Virtual Poster presentation / poster accept
Rethinking Symbolic Regression: Morphology and Adaptability in the Context of Evolutionary Algorithms
Kei Sen Fong · Shelvia Wongso · Mehul Motani
Keywords: [ General Machine Learning ]
Symbolic Regression (SR) is the well-studied problem of finding closed-form analytical expressions that describe the relationship between variables in a measurement dataset. In this paper, we rethink SR from two perspectives: morphology and adaptability. Morphology: Current SR algorithms typically use several man-made heuristics to influence the morphology (or structure) of the expressions in the search space. These man-made heuristics may introduce unintentional bias and data leakage, especially with the relatively few equation-recovery benchmark problems available for evaluating SR approaches. To address this, we formulate a novel minimalistic approach, based on constructing a depth-aware mathematical language model trained on terminal walks of expression trees, as a replacement to these heuristics.

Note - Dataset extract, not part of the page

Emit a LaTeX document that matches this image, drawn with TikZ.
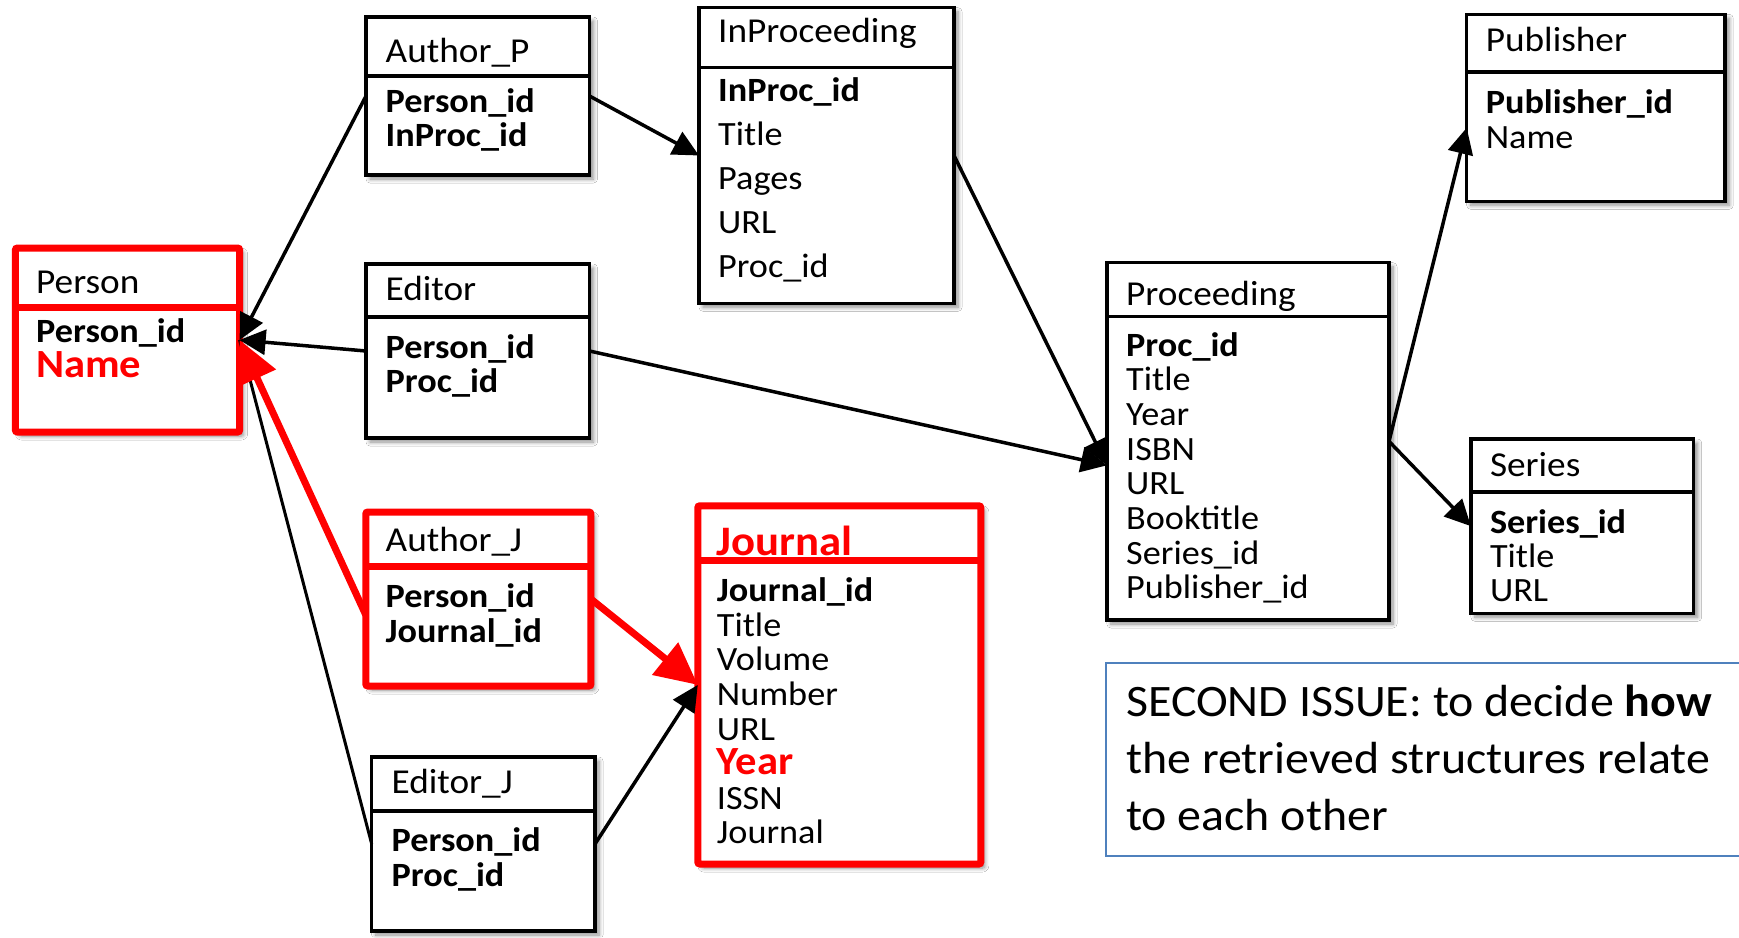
\documentclass[tikz,border=0pt]{standalone}
\usepackage{fontspec}
\setmainfont{Carlito}[FakeStretch=1.065]
\usetikzlibrary{arrows.meta,shadows.blur,calc}
\definecolor{boxred}{RGB}{255,0,0}
\definecolor{noteblue}{RGB}{79,129,189}
\tikzset{
  tbl/.style={draw=black, line width=3.5pt, fill=white, inner sep=0pt, outer sep=0pt,
    anchor=north west,
    blur shadow={shadow xshift=4pt, shadow yshift=-4pt, shadow blur radius=4pt,
      shadow blur steps=6, shadow opacity=45}},
  redtbl/.style={tbl, draw=boxred, line width=7pt, rounded corners=2pt},
  divider/.style={draw=black, line width=3.5pt},
  reddivider/.style={draw=boxred, line width=7pt},
  ttl/.style={anchor=base west, inner sep=0pt, text height=0.66em, text depth=0.18em,
    font=\fontsize{35}{40}\selectfont},
  att/.style={anchor=base west, inner sep=0pt, text height=0.66em, text depth=0.18em,
    font=\fontsize{34}{40}\selectfont},
  fklink/.style={draw=black, line width=3.5pt, -{Triangle[length=26pt,width=25pt]}},
  fkred/.style={draw=boxred, line width=7pt, -{Triangle[length=42pt,width=40pt]}},
  fkplain/.style={draw=black, line width=3pt},
  notetext/.style={anchor=base west, inner sep=0pt, text height=0.7em, text depth=0.2em,
    font=\fontsize{45}{54}\selectfont},
}
% highlighted field, set larger and in red
\newcommand\hotfield[1]{{\fontsize{40}{44}\selectfont\bfseries\color{boxred}#1}}
% rows of a table: name prefix, x, first baseline, line step, entries
\newcommand\tblrows[5]{%
  \foreach \txt [count=\i] in {#5} {
    \node[att] (#1-\i) at (#2, {#3+(\i-1)*#4}) {\txt};
  }%
}
\begin{document}
\begin{tikzpicture}[x=1pt, y=-1pt]
\clip (0,0) rectangle (1739,937);
\fill[white] (0,0) rectangle (1739,937);

% ---------- tables ----------
% Person
\node[redtbl, minimum width=224.2pt, minimum height=184pt] (person) at (15.4,248) {};
\draw[reddivider] (person.west |- 0,307) -- (person.east |- 0,307);
\node[ttl] (person-t) at (36,293) {Person};
\tblrows{person}{36}{342}{35}{\textbf{Person\_id}, \hotfield{Name}}

% Author_P
\node[tbl, minimum width=223.5pt, minimum height=158pt] (authp) at (366,17) {};
\draw[divider] (authp.west |- 0,76) -- (authp.east |- 0,76);
\node[ttl] (authp-t) at (385.5,62) {Author\_P};
\tblrows{authp}{385.5}{112}{34}{\textbf{Person\_id}, \textbf{InProc\_id}}

% Editor
\node[tbl, minimum width=223.5pt, minimum height=174pt] (editor) at (366,264) {};
\draw[divider] (editor.west |- 0,317) -- (editor.east |- 0,317);
\node[ttl] (editor-t) at (385.5,300) {Editor};
\tblrows{editor}{385.5}{358}{34}{\textbf{Person\_id}, \textbf{Proc\_id}}

% Author_J
\node[redtbl, minimum width=225.1pt, minimum height=174pt] (authj) at (365.8,512) {};
\draw[reddivider] (authj.west |- 0,566) -- (authj.east |- 0,566);
\node[ttl] (authj-t) at (385.5,551) {Author\_J};
\tblrows{authj}{385.5}{607}{35}{\textbf{Person\_id}, \textbf{Journal\_id}}

% Editor_J
\node[tbl, minimum width=223.3pt, minimum height=174pt] (editorj) at (371.7,757) {};
\draw[divider] (editorj.west |- 0,811) -- (editorj.east |- 0,811);
\node[ttl] (editorj-t) at (391.5,793) {Editor\_J};
\tblrows{editorj}{391.5}{851}{35}{\textbf{Person\_id}, \textbf{Proc\_id}}

% InProceeding
\node[tbl, minimum width=255pt, minimum height=295.6pt] (inproc) at (699,7.7) {};
\draw[divider] (inproc.west |- 0,67.3) -- (inproc.east |- 0,67.3);
\node[ttl] (inproc-t) at (718,42.7) {InProceeding};
\tblrows{inproc}{718}{101.7}{43.9}{\textbf{InProc\_id}, Title, Pages, URL, Proc\_id}

% Journal
\node[redtbl, minimum width=283pt, minimum height=358.2pt] (journal) at (697.8,505.8) {};
\draw[reddivider] (journal.west |- 0,560.8) -- (journal.east |- 0,560.8);
\node[anchor=base west, inner sep=0pt, text height=0.66em, text depth=0.1em,
  font=\fontsize{42}{46}\selectfont\bfseries, text=boxred]
  (journal-t) at (716.7,555) {Journal};
\tblrows{journal}{716.7}{601.7}{34.6}{\textbf{Journal\_id}, Title, Volume, Number, URL,
  \hotfield{Year}, ISSN, Journal}

% Proceeding
\node[tbl, minimum width=282.1pt, minimum height=357.3pt] (proc) at (1106.9,262.7) {};
\draw[divider] (proc.west |- 0,316.3) -- (proc.east |- 0,316.3);
\node[ttl] (proc-t) at (1126,305) {Proceeding};
\tblrows{proc}{1126}{356}{34.7}{\textbf{Proc\_id}, Title, Year, ISBN, URL, Booktitle,
  Series\_id, Publisher\_id}

% Publisher
\node[tbl, minimum width=258.5pt, minimum height=187pt] (pub) at (1466.7,14.3) {};
\draw[divider] (pub.west |- 0,72) -- (pub.east |- 0,72);
\node[ttl] (pub-t) at (1485.6,51.7) {Publisher};
\tblrows{pub}{1485.6}{113.3}{35}{\textbf{Publisher\_id}, Name}

% Series
\node[tbl, minimum width=222.8pt, minimum height=174.3pt] (series) at (1470.9,439) {};
\draw[divider] (series.west |- 0,492) -- (series.east |- 0,492);
\node[ttl] (series-t) at (1489.8,476.7) {Series};
\tblrows{series}{1489.8}{533.3}{34.2}{\textbf{Series\_id}, Title, URL}

% ---------- note ----------
\node[draw=noteblue, line width=2pt, anchor=north west, inner sep=0pt, outer sep=0pt,
  minimum width=700pt, minimum height=192.7pt] (note) at (1106,663.3) {};
\node[notetext] (note-1) at (1126,716.7) {SECOND ISSUE: to decide \textbf{how}};
\node[notetext] (note-2) at (1126,773.3) {the retrieved structures relate};
\node[notetext] (note-3) at (1126,830) {to each other};

% ---------- references ----------
\draw[fkplain] (editorj.west) -- (person.east);
\draw[fklink] (authp.west) -- (person.east);
\draw[fklink] (editor.west) -- (person.east);
\draw[fklink] (authp.east) -- (inproc.west);
\draw[fklink] (inproc.east) -- ($(proc.west)+(0,24)$);
\draw[fklink] (editor.east) -- ($(proc.west)+(0,24)$);
\draw[fklink] (proc.east) -- ($(pub.west)+(0,20)$);
\draw[fklink] (proc.east) -- (series.west);
\draw[fklink] (editorj.east) -- (journal.west);
\draw[fkred] (authj.east) -- (journal.west);
\draw[fkred] ($(authj.west)+(0,16)$) -- (person.east);
\end{tikzpicture}
\end{document}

Adaptability: Current SR algorithms tend to select expressions based on only a single fitness function (e.g., MSE on the training set). We promote the use of an adaptability framework in evolutionary SR which uses fitness functions that alternate across generations. This leads to robust expressions that perform well on the training set and are close to the true functional form. We demonstrate this by alternating fitness functions that quantify faithfulness to values (via MSE) and empirical derivatives (via a novel theoretically justified fitness metric coined MSEDI). Proof-of-concept: We combine these ideas into a minimalistic evolutionary SR algorithm that outperforms all benchmark and state of-the-art SR algorithms in problems with unknown constants added, which we claim are more reflective of SR performance for real-world applications. Our claim is then strengthened by reproducing the superior performance on real-world regression datasets from SRBench. For researchers interested in equation-recovery problems, we also propose a set of conventions that can be used to promote fairness in comparison across SR methods and to reduce unintentional bias.